17 and all odd rows, k2, purl across, k last 2 sts.
18. Knit
20. k2, pattern, K2.
Repeat pattern (or your own desired pattern) until skirt measures 5 inches.
Use K1 P1 ribbing for 3 or 4 rows. 
On right side bind off in ribbing, finish off yarn.


----------



## ohsusana (Jun 24, 2012)

Very cute


----------



## Sandy4cats (May 8, 2014)

That's adorable! Thanks for sharing the pattern!


----------



## mtnmama67 (Dec 16, 2011)

Sandy4cats said:


> That's adorable! Thanks for sharing the pattern!

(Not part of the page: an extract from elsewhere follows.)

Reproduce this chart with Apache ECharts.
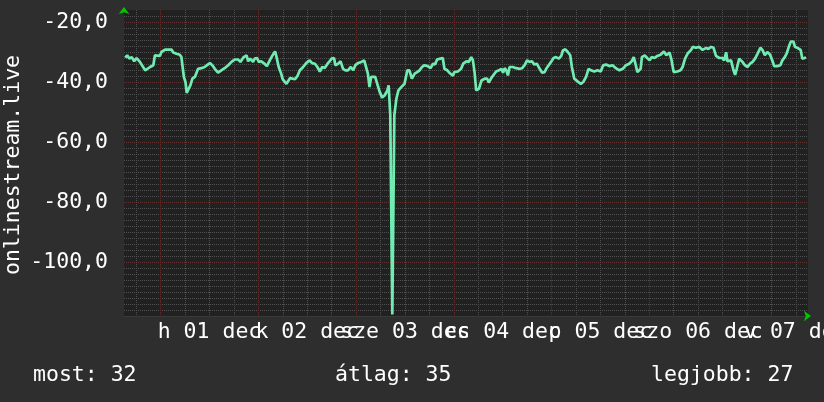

agree!! Really attractive.


----------



## lildeb2 (Jul 14, 2013)

Thank you, it's so cute.


----------



## roseknit (Apr 2, 2011)

Nice way to hide the bottle


----------



## Ctown Nana (Apr 19, 2013)

Very cute!! Thanks for sharing the pattern


----------



## Heather416 (Feb 8, 2013)

Cute!


----------



## yona (Feb 7, 2011)

Sweet.


----------



## Grandma11 (Jan 21, 2012)

Cute and easy


----------



## Spellcheck (Sep 5, 2011)

I like that! You did great!


----------



## marylikestosew (Nov 19, 2011)

Very nice. Thanks for sharing the pattern. I will try it!


----------



## NCAknitter (Sep 28, 2013)

thanks


----------



## glnwhi (Jan 19, 2011)

thanks


----------



## TennKnitter (Jul 24, 2013)

So cute,,,thanks for sharing the pattern. :thumbup:


----------



## Ontario Silk (Feb 16, 2014)

For more cuteness you could take a Styrofoam ball and cut a hole in one end to fit the neck of the bottle into and then make a hat with hair. Pins for the eyes And felt for the nose and mouth. Would be your dish doll. Just an idea too you could knit some ICORD to make arms to attach to the dress. You gave me such inspiration with this project that you posted. Keep your ideas coming! LOL LOVE your work. I was thinking that would make a really cute house warming or hostess gift along with perhaps some knitted dish clothes and dishtowels in a basket. MMMMMm I was running out of Ideas and now you started a whole new process.. Thanks :thumbup:


----------



## whitelawcs (Sep 12, 2011)

Ontario Silk has a nice idea. I had in mind actually using the dishcloth apron and the dish soap then being able to hang the apron on the bottle to air out. Use any pattern for the skirt so you don't get bored making them. One 3-oz. ball of cotton yarn makes three aprons. I'm making a bunch for my cousin reunion this weekend.


----------



## Ontario Silk (Feb 16, 2014)

Love that Idea of a Dish cloth dress to hang on the bottle to dry the cloth.. Inspirational!


----------



## joyce ott (Oct 19, 2013)

thanks, i will try it too. it's very nice looking.


----------



## tat'sgran (Dec 13, 2011)

Cute crochet version of the knit one I created on my sites recently.. they really do work well as a dishcloth and are beautiful as well.. xo nice work..


----------



## Kathleenangel (Dec 27, 2011)

Thank you for the pattern. Can I use it for our church bazaar?


----------



## missjg (Nov 18, 2012)

Thank U!


----------



## CalifJane (Jul 28, 2011)

Thank you. I have been making Christmas dish/face cloths, will try some of these to match.


----------